For what it's worth, Nikon's public statement has been that they're not planning to come out with a full frame DSLR. It's easier for Canon since they manufacture their own sensors. Does that mean Nikon won't build a full frame DSLR? No, just that's probably not in the immediate future.
If you buy a D200 (or any other Nikon DSLR) there's nothing forcing you to buy lenses that are made only for DSLRs with a smaller sensor. You can still use your current Nikon 35mm lenses. If you do buy some lenses for the smaller sensor will they be obsolete if Nikon produces a full frame DSLR? No, of course not. You just won't be able to use them on the full frame camera but they'll still work perfectly well on the smaller sensor body. Obsolete means the item can no longer be used to perform the task for which it is built. It doesn't mean that a newer version of the item is produced.
With respect to the potential problems of using full frame lenses on a smaller sensor DSLR (i.e., reflections, CA, etc.); while this is possible it's not a given. In addition, manufacturers have been, for a few years now, producing full-frame lenses with additional coatings on the rear element to minimise the possibility of the problems occurring.
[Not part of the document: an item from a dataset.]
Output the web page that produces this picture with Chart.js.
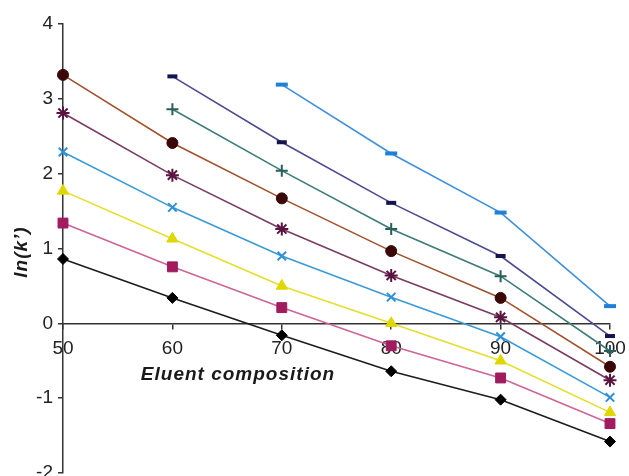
<!DOCTYPE html>
<html>
<head>
<meta charset="utf-8">
<script src="https://cdn.jsdelivr.net/npm/chart.js@4.4.1/dist/chart.umd.min.js"></script>
<style>
  html, body { margin: 0; padding: 0; background: #fff; }
  #wrap { width: 629px; height: 476px; }
</style>
</head>
<body>
<div id="wrap"><canvas id="chart"></canvas></div>
<script>
// eluent composition (x) and ln(k') for each solute series
const composition = [50, 60, 70, 80, 90, 100];
const yTicks = [-2, -1, 0, 1, 2, 3, 4];

const sDiamond  = [0.86, 0.34, -0.16, -0.64, -1.02, -1.58];
const sSquare   = [1.34, 0.755, 0.21, -0.30, -0.73, -1.34];
const sTriangle = [1.77, 1.13, 0.50, 0.00, -0.50, -1.19];
const sCross    = [2.29, 1.55, 0.90, 0.35, -0.18, -0.99];
const sStar     = [2.81, 1.98, 1.26, 0.64, 0.08, -0.76];
const sCircle   = [3.32, 2.41, 1.67, 0.965, 0.34, -0.58];
const sPlus     = [null, 2.86, 2.04, 1.26, 0.63, -0.37];
const sDash     = [null, 3.30, 2.42, 1.61, 0.90, -0.17];
const sDash2    = [null, null, 3.19, 2.27, 1.48, 0.23];

function series(values, line, marker, style, radius, bw) {
  return {
    data: composition.map((x, i) => ({ x: x, y: values[i] })),
    borderColor: line,
    borderWidth: 1.6,
    pointStyle: style,
    pointRadius: radius,
    pointBackgroundColor: marker,
    pointBorderColor: marker,
    pointBorderWidth: bw,
    clip: false,
    spanGaps: false,
    tension: 0
  };
}

const datasets = [
  series(sDiamond,  '#1c1c1c', '#000000', 'rectRot', 5.5, 1),
  series(sSquare,   '#cf6496', '#a01c5e', 'rect', 7, 1),
  series(sTriangle, '#e6de2c', '#e0d600', 'triangle', 6.5, 1),
  series(sCross,    '#3a9ad6', '#2e8fd6', 'crossRot', 6, 2),
  series(sStar,     '#7a3c62', '#5a1440', 'star', 6.5, 2),
  series(sCircle,   '#a0522d', '#3a0808', 'circle', 5.5, 1),
  series(sPlus,     '#3e7c78', '#2a5e5c', 'cross', 6, 2),
  series(sDash,     '#4c4b8f', '#14144e', 'line', 5, 4),
  series(sDash2,    '#3e90dc', '#2080d8', 'line', 6, 4)
];

// axis titles drawn by hand so they sit where the layout wants them
const titles = {
  id: 'titles',
  afterDraw(chart) {
    const ctx = chart.ctx;
    ctx.save();
    ctx.fillStyle = '#1a1a1a';
    ctx.font = 'italic bold 19px "Liberation Sans", Arial, sans-serif';
    ctx.letterSpacing = '1px';
    ctx.textAlign = 'center';
    ctx.textBaseline = 'middle';
    ctx.fillText('Eluent composition', 238, 375);
    ctx.translate(22, 252);
    ctx.rotate(-Math.PI / 2);
    ctx.fillText('ln(k\u2019)', 0, 0);
    ctx.restore();
  }
};

new Chart(document.getElementById('chart'), {
  type: 'line',
  data: { datasets: datasets },
  plugins: [titles],
  options: {
    responsive: true,
    maintainAspectRatio: false,
    animation: false,
    layout: { autoPadding: false, padding: { left: 0, top: 24, right: 19, bottom: 3 } },
    plugins: { legend: { display: false }, tooltip: { enabled: false } },
    scales: {
      x: {
        type: 'linear',
        min: 50,
        max: 100,
        position: { y: 0 },
        afterFit(s) { s.height = 0; s.paddingLeft = 0; s.paddingRight = 0; s.paddingTop = 0; s.paddingBottom = 0; },
        afterBuildTicks(s) { s.ticks = composition.map(v => ({ value: v })); },
        grid: { drawOnChartArea: false, drawTicks: true, tickLength: 5, color: '#333', lineWidth: 1.5 },
        border: { display: true, color: '#333', width: 1.5 },
        ticks: { color: '#222', padding: 9, maxRotation: 0, font: { size: 19, family: '"Liberation Sans", Arial, sans-serif' } }
      },
      y: {
        type: 'linear',
        min: -2,
        max: 4,
        position: 'left',
        afterFit(s) { s.width = 63; s.paddingTop = 0; s.paddingBottom = 0; s.paddingLeft = 0; s.paddingRight = 0; },
        afterBuildTicks(s) { s.ticks = yTicks.map(v => ({ value: v })); },
        grid: { drawOnChartArea: false, drawTicks: true, tickLength: 5, color: '#333', lineWidth: 1.5 },
        border: { display: true, color: '#333', width: 1.5 },
        ticks: { color: '#222', padding: 5, font: { size: 19, family: '"Liberation Sans", Arial, sans-serif' } }
      }
    }
  }
});
</script>
</body>
</html>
I'm not sure what research you've done on Canon technology but there is nothing wrong with the slower shutter speed or low light capabilities of the Canon DSLRs. Earlier generations of all digital cameras were poorer in these areas but advances in sensor technology and image processing algorithms have made those concerns virtually moot. In addition, one of the big problems of low light, slow shutter speed photography is noise. Noise is, in large part, a by-product of heat. CMOS sensors operate cooler than CCD sensors and if you were to look at the comparison of the noise levels of the latest Canon bodies (e.g., 5D, 30D) compared to the respective Nikon body you'd find the Canons outperform. The noise is different; Canon's tends to be more colour noise whereas Nikon's tends to be more monochromatic but the absolute noise levels of Canons is much lower.